Write out only the span of lines that begins at the line with "Give me the React, TypeScript" and ends at the line with "number; amps: number". Keep both end lines, word for word.

EXERCISE MATERIALS ->

..........

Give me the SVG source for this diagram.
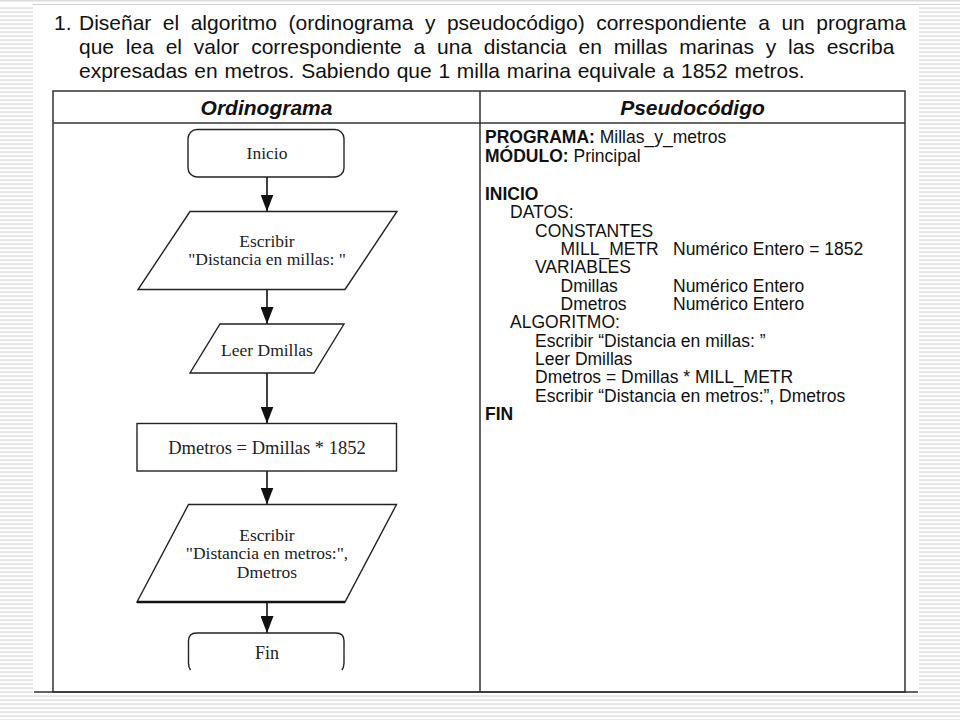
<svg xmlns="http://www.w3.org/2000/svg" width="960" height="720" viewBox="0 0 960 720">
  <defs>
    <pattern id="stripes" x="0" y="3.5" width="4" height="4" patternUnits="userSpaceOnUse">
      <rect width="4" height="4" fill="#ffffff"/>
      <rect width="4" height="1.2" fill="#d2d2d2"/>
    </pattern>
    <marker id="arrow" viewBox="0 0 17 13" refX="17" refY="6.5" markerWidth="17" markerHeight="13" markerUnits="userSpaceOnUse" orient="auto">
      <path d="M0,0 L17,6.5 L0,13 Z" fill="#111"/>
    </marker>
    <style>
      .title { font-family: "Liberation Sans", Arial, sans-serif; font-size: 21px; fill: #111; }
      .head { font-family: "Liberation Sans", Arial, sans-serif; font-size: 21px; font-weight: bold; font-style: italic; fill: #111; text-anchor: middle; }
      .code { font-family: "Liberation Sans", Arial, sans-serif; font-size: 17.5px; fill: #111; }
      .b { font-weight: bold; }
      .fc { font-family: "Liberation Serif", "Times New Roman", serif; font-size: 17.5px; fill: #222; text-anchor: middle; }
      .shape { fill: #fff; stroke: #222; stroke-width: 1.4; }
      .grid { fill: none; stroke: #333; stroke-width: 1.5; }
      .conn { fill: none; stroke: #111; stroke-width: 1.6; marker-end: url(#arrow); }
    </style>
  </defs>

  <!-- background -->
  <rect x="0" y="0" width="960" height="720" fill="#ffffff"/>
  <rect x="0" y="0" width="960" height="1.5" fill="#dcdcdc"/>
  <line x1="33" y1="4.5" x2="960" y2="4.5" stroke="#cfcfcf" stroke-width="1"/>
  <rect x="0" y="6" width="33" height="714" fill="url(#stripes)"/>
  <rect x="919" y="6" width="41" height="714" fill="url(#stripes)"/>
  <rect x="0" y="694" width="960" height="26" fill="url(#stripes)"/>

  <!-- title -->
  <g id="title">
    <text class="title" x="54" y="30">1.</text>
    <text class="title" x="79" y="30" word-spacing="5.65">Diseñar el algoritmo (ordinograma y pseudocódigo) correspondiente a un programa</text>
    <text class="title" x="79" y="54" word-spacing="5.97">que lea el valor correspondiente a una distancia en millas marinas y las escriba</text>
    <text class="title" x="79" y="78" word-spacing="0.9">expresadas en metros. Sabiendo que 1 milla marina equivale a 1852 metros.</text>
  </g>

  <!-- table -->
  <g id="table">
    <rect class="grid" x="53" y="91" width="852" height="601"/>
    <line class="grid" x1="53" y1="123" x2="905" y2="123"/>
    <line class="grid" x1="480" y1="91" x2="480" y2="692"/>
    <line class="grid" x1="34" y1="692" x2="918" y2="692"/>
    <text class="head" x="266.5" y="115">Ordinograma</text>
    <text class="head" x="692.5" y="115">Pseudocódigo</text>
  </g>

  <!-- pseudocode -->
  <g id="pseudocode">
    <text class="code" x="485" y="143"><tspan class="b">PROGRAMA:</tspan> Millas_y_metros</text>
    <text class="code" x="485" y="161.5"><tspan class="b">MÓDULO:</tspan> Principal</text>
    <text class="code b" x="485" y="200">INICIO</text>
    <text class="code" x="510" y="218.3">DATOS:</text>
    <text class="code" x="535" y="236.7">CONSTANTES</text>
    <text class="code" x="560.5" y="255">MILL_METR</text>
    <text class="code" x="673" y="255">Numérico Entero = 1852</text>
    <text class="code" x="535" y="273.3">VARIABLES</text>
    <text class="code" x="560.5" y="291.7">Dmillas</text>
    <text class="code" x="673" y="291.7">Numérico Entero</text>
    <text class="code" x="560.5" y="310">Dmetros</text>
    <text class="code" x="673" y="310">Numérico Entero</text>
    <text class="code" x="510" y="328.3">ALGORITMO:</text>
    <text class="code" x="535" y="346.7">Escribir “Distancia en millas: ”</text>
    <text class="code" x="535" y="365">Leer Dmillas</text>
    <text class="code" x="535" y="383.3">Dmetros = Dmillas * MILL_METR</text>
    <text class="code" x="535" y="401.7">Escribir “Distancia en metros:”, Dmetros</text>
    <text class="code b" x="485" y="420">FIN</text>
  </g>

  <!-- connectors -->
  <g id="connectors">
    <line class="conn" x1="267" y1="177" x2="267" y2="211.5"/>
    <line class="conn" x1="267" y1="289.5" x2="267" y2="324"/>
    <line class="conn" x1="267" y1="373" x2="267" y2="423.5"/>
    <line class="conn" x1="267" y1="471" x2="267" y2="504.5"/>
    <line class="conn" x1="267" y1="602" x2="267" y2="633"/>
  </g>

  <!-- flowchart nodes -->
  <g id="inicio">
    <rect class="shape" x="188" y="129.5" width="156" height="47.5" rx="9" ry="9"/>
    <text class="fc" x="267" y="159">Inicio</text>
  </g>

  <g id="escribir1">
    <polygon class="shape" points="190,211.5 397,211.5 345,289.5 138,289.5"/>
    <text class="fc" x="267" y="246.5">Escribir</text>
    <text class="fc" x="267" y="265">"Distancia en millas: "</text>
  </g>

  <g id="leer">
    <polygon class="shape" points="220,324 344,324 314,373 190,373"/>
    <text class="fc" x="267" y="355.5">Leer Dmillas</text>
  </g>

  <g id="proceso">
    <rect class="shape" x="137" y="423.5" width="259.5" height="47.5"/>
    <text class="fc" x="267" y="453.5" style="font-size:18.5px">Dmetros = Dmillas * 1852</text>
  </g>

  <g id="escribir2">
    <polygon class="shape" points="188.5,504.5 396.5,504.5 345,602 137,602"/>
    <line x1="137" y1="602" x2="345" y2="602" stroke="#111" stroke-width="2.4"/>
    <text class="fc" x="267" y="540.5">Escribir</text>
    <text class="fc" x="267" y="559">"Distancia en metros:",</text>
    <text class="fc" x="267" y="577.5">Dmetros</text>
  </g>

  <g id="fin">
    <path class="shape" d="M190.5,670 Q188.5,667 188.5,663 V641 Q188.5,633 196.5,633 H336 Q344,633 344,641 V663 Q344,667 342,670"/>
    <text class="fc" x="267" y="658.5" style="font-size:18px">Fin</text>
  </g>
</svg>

..........

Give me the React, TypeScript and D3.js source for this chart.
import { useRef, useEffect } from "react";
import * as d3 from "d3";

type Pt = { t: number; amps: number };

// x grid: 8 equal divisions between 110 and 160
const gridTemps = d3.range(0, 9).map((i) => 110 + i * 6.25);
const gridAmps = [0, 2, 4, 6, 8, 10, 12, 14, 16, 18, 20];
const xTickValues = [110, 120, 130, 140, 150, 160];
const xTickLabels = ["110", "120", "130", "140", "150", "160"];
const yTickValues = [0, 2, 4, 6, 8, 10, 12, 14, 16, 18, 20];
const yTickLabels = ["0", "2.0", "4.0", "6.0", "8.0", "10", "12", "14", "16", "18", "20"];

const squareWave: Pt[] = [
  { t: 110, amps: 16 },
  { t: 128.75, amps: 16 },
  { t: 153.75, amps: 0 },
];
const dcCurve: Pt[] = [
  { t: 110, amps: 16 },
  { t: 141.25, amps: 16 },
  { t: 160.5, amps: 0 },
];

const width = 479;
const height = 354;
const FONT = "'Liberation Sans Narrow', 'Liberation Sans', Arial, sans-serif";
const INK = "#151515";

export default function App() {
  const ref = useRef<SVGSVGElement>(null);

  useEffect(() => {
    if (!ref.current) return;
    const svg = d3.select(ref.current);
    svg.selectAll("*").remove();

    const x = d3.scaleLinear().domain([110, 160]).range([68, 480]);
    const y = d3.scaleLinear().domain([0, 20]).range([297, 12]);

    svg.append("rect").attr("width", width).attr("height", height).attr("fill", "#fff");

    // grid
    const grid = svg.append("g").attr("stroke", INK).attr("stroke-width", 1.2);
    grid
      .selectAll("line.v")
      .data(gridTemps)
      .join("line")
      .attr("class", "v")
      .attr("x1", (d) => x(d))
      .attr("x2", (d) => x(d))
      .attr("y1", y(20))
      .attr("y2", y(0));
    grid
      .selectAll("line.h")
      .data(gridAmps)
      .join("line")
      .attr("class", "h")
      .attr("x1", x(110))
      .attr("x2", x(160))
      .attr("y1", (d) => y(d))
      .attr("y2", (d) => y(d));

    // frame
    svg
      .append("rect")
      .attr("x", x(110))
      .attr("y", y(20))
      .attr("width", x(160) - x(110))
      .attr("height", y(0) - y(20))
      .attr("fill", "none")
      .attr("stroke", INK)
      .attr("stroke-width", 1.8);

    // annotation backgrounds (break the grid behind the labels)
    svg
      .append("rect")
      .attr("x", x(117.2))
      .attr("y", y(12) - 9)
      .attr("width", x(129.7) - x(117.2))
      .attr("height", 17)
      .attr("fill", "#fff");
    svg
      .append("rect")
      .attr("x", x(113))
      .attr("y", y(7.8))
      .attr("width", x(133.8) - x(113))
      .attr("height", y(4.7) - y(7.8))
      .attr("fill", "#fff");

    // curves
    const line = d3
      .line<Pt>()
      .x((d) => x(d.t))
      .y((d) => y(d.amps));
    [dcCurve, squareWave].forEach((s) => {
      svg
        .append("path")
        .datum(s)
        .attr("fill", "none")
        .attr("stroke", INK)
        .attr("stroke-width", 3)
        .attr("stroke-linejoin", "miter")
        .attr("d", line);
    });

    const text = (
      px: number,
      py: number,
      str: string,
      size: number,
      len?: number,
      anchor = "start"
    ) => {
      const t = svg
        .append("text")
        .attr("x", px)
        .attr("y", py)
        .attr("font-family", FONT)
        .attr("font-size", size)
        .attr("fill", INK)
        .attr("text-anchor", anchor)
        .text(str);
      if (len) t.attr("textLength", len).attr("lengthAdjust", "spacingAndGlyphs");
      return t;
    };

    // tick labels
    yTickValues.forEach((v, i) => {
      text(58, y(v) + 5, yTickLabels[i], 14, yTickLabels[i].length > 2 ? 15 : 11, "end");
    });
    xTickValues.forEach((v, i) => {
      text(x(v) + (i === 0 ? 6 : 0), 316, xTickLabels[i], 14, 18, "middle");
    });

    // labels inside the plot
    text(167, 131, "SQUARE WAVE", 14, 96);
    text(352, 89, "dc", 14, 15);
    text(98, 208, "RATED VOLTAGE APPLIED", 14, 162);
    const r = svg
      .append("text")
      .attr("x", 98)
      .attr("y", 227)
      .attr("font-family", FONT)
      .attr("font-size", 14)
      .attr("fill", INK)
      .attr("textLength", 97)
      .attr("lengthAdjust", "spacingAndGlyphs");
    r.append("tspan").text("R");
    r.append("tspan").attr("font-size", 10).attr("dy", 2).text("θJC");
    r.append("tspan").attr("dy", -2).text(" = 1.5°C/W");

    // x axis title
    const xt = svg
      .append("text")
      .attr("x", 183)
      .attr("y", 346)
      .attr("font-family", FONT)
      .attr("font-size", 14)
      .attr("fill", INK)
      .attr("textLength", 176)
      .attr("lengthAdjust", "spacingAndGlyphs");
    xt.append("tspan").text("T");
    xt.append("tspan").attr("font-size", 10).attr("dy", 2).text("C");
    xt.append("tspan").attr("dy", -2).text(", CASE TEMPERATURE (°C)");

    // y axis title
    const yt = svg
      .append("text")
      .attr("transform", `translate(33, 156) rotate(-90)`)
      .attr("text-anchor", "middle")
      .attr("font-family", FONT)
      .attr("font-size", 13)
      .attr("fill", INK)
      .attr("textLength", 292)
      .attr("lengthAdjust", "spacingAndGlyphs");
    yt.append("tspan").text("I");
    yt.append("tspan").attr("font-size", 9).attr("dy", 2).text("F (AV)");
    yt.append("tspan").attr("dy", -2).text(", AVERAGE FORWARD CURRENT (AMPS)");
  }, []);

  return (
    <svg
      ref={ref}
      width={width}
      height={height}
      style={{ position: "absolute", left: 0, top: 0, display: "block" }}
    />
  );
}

..........

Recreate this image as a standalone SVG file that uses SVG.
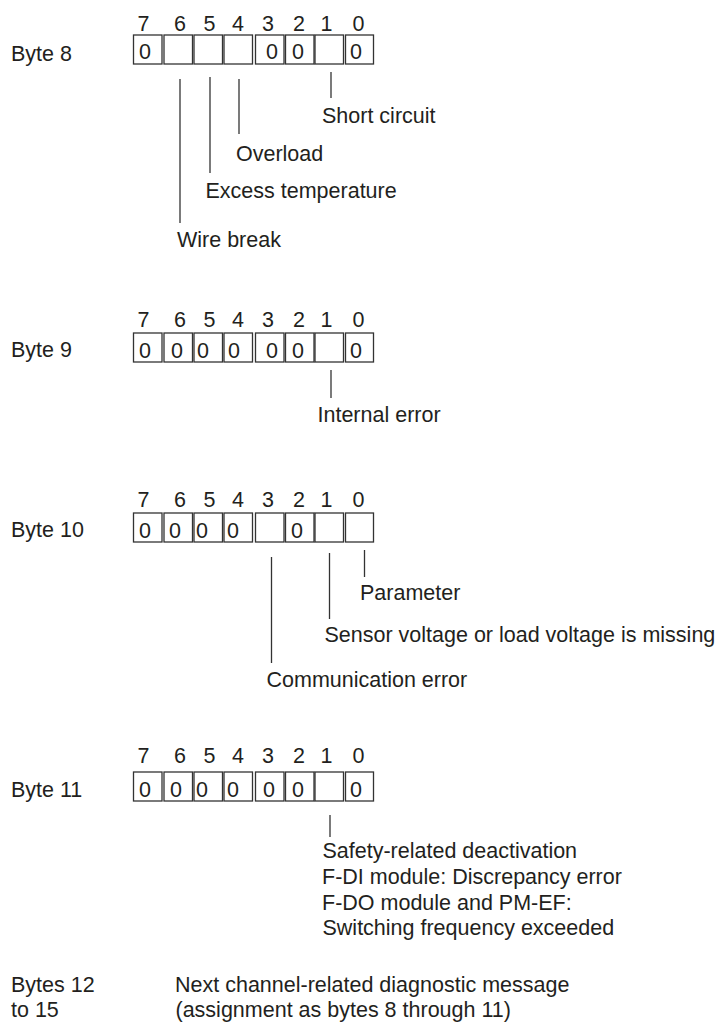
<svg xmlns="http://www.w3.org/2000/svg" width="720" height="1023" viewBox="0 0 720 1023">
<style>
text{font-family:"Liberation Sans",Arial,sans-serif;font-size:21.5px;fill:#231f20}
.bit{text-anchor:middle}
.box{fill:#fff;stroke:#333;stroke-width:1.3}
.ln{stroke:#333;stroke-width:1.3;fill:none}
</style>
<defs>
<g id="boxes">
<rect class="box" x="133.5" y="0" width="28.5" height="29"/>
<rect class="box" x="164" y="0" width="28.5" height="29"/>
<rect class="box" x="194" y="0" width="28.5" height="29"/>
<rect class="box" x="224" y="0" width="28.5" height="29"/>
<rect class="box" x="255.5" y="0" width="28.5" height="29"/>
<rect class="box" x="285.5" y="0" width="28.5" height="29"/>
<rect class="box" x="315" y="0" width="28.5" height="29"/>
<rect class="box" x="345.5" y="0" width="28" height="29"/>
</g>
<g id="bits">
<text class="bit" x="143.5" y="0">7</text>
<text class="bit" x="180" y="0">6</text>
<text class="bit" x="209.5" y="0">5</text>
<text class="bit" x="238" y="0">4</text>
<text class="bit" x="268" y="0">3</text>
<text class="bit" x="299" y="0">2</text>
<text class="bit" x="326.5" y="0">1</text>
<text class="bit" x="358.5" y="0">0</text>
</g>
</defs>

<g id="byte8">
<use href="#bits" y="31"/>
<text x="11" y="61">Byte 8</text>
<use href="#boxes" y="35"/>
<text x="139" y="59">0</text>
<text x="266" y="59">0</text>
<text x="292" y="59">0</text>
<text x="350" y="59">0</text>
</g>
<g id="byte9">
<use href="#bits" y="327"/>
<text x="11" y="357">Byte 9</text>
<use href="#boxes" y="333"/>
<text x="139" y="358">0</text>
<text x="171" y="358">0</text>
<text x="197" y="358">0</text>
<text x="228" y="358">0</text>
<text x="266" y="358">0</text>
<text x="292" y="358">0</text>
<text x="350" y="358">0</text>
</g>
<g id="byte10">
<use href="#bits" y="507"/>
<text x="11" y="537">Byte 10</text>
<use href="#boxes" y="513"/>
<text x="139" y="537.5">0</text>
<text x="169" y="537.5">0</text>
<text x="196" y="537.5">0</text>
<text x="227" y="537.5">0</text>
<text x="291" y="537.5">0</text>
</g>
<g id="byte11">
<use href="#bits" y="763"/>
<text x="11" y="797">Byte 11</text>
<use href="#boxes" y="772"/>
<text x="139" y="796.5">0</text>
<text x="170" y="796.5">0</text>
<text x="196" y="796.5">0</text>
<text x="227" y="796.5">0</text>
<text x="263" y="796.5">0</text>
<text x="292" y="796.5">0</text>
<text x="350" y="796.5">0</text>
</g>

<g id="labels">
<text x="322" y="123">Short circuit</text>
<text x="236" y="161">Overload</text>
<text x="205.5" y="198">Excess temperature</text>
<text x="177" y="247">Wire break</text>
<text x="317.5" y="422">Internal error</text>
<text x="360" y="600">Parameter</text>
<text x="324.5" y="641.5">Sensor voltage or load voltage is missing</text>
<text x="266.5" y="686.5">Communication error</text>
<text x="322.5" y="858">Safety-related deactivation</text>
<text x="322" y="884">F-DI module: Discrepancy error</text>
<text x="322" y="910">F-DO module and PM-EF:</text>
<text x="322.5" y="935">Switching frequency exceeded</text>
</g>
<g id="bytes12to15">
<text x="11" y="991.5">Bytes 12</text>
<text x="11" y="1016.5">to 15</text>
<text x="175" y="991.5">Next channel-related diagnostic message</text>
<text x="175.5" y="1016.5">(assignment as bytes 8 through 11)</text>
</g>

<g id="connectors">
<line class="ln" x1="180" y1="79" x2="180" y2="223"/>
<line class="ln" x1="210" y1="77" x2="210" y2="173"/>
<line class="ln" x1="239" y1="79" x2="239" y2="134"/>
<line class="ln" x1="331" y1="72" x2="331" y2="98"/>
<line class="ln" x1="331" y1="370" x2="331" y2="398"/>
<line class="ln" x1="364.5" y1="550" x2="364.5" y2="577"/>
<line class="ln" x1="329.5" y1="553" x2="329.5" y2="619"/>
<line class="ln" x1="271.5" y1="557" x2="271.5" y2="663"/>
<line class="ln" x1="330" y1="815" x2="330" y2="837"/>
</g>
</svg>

..........

RIGHT ANSWER ->
Give me the React, TypeScript and D3.js source for this chart.
import { useRef, useEffect } from "react";
import * as d3 from "d3";

type Pt = { t: number; amps: number };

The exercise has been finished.